--- start ---

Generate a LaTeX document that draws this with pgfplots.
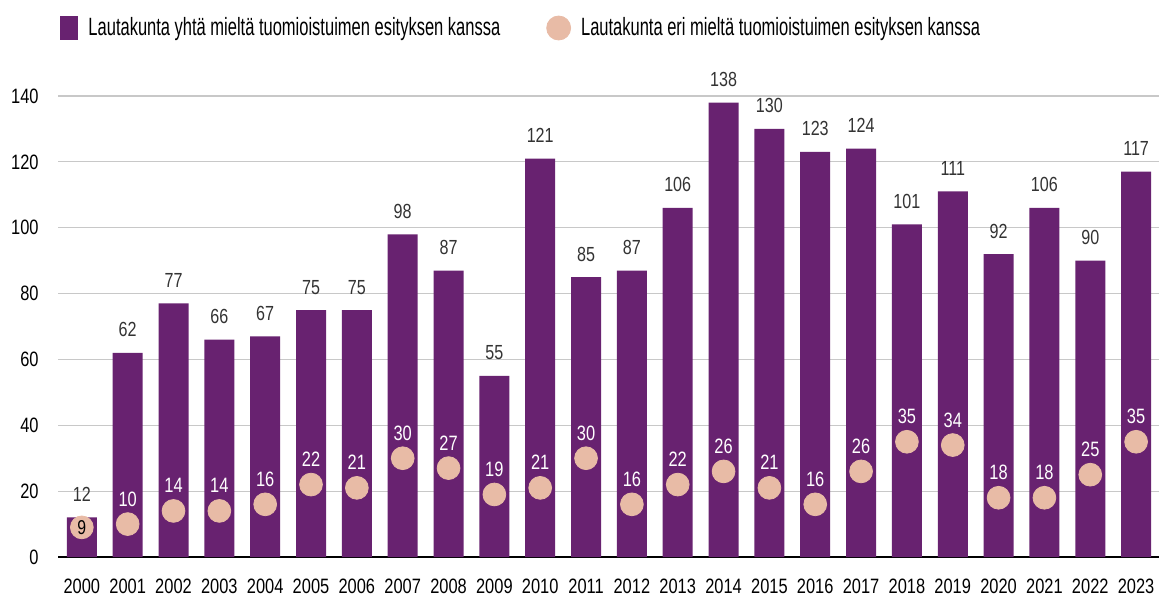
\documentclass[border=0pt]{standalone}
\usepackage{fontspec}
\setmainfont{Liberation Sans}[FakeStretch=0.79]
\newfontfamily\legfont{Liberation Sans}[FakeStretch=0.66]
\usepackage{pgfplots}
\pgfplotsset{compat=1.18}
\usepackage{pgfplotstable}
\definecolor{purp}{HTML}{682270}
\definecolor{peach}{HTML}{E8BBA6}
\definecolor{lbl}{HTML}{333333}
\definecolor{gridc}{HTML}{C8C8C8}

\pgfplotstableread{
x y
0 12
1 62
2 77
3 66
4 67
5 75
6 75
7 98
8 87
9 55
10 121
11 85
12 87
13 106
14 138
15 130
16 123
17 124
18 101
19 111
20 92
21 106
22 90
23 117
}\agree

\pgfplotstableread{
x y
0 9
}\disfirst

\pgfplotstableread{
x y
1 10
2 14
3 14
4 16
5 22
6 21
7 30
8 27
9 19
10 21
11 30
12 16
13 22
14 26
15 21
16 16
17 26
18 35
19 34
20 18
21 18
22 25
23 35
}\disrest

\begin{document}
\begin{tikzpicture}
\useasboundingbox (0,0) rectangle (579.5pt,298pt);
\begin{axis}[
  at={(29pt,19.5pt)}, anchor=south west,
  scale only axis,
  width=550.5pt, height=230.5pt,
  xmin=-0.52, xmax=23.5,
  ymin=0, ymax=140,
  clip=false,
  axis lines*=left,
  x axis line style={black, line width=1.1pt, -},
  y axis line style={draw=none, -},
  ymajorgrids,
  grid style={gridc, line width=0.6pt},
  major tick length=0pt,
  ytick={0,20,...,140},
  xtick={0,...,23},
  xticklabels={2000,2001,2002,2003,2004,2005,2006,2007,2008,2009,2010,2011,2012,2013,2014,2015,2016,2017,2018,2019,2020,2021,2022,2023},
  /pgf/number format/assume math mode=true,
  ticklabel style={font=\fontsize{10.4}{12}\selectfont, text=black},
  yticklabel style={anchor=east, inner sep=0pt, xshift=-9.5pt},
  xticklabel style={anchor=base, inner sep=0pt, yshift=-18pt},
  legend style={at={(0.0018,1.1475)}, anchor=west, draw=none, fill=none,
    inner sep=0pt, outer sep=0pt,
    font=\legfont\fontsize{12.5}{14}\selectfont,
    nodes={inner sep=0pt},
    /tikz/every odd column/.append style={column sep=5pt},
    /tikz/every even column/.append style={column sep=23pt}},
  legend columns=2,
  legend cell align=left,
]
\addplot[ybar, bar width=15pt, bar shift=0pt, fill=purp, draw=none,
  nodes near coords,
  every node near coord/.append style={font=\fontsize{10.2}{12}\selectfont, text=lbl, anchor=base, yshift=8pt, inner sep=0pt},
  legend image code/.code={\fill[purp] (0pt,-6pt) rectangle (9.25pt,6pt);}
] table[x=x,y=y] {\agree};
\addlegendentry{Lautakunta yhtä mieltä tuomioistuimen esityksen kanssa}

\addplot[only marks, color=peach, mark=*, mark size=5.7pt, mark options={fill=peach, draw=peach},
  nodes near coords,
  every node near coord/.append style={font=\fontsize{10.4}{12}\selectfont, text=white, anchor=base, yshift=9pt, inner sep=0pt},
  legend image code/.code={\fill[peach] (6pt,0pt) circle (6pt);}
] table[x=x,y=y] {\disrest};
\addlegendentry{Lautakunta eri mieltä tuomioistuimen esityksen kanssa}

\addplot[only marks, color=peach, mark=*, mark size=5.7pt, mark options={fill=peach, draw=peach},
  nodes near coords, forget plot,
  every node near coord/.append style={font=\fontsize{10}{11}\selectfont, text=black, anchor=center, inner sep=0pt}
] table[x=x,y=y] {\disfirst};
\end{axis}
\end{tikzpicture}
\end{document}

--- end ---

Problem requirements:
Write the full listing out again with every line unchanged, but include no pictures.

Written response:
Generate a LaTeX document that draws this with pgfplots.
\documentclass[border=0pt]{standalone}
\usepackage{fontspec}
\setmainfont{Liberation Sans}[FakeStretch=0.79]
\newfontfamily\legfont{Liberation Sans}[FakeStretch=0.66]
\usepackage{pgfplots}
\pgfplotsset{compat=1.18}
\usepackage{pgfplotstable}
\definecolor{purp}{HTML}{682270}
\definecolor{peach}{HTML}{E8BBA6}
\definecolor{lbl}{HTML}{333333}
\definecolor{gridc}{HTML}{C8C8C8}

\pgfplotstableread{
x y
0 12
1 62
2 77
3 66
4 67
5 75
6 75
7 98
8 87
9 55
10 121
11 85
12 87
13 106
14 138
15 130
16 123
17 124
18 101
19 111
20 92
21 106
22 90
23 117
}\agree

\pgfplotstableread{
x y
0 9
}\disfirst

\pgfplotstableread{
x y
1 10
2 14
3 14
4 16
5 22
6 21
7 30
8 27
9 19
10 21
11 30
12 16
13 22
14 26
15 21
16 16
17 26
18 35
19 34
20 18
21 18
22 25
23 35
}\disrest

\begin{document}
\begin{tikzpicture}
\useasboundingbox (0,0) rectangle (579.5pt,298pt);
\begin{axis}[
  at={(29pt,19.5pt)}, anchor=south west,
  scale only axis,
  width=550.5pt, height=230.5pt,
  xmin=-0.52, xmax=23.5,
  ymin=0, ymax=140,
  clip=false,
  axis lines*=left,
  x axis line style={black, line width=1.1pt, -},
  y axis line style={draw=none, -},
  ymajorgrids,
  grid style={gridc, line width=0.6pt},
  major tick length=0pt,
  ytick={0,20,...,140},
  xtick={0,...,23},
  xticklabels={2000,2001,2002,2003,2004,2005,2006,2007,2008,2009,2010,2011,2012,2013,2014,2015,2016,2017,2018,2019,2020,2021,2022,2023},
  /pgf/number format/assume math mode=true,
  ticklabel style={font=\fontsize{10.4}{12}\selectfont, text=black},
  yticklabel style={anchor=east, inner sep=0pt, xshift=-9.5pt},
  xticklabel style={anchor=base, inner sep=0pt, yshift=-18pt},
  legend style={at={(0.0018,1.1475)}, anchor=west, draw=none, fill=none,
    inner sep=0pt, outer sep=0pt,
    font=\legfont\fontsize{12.5}{14}\selectfont,
    nodes={inner sep=0pt},
    /tikz/every odd column/.append style={column sep=5pt},
    /tikz/every even column/.append style={column sep=23pt}},
  legend columns=2,
  legend cell align=left,
]
\addplot[ybar, bar width=15pt, bar shift=0pt, fill=purp, draw=none,
  nodes near coords,
  every node near coord/.append style={font=\fontsize{10.2}{12}\selectfont, text=lbl, anchor=base, yshift=8pt, inner sep=0pt},
  legend image code/.code={\fill[purp] (0pt,-6pt) rectangle (9.25pt,6pt);}
] table[x=x,y=y] {\agree};
\addlegendentry{Lautakunta yhtä mieltä tuomioistuimen esityksen kanssa}

\addplot[only marks, color=peach, mark=*, mark size=5.7pt, mark options={fill=peach, draw=peach},
  nodes near coords,
  every node near coord/.append style={font=\fontsize{10.4}{12}\selectfont, text=white, anchor=base, yshift=9pt, inner sep=0pt},
  legend image code/.code={\fill[peach] (6pt,0pt) circle (6pt);}
] table[x=x,y=y] {\disrest};
\addlegendentry{Lautakunta eri mieltä tuomioistuimen esityksen kanssa}

\addplot[only marks, color=peach, mark=*, mark size=5.7pt, mark options={fill=peach, draw=peach},
  nodes near coords, forget plot,
  every node near coord/.append style={font=\fontsize{10}{11}\selectfont, text=black, anchor=center, inner sep=0pt}
] table[x=x,y=y] {\disfirst};
\end{axis}
\end{tikzpicture}
\end{document}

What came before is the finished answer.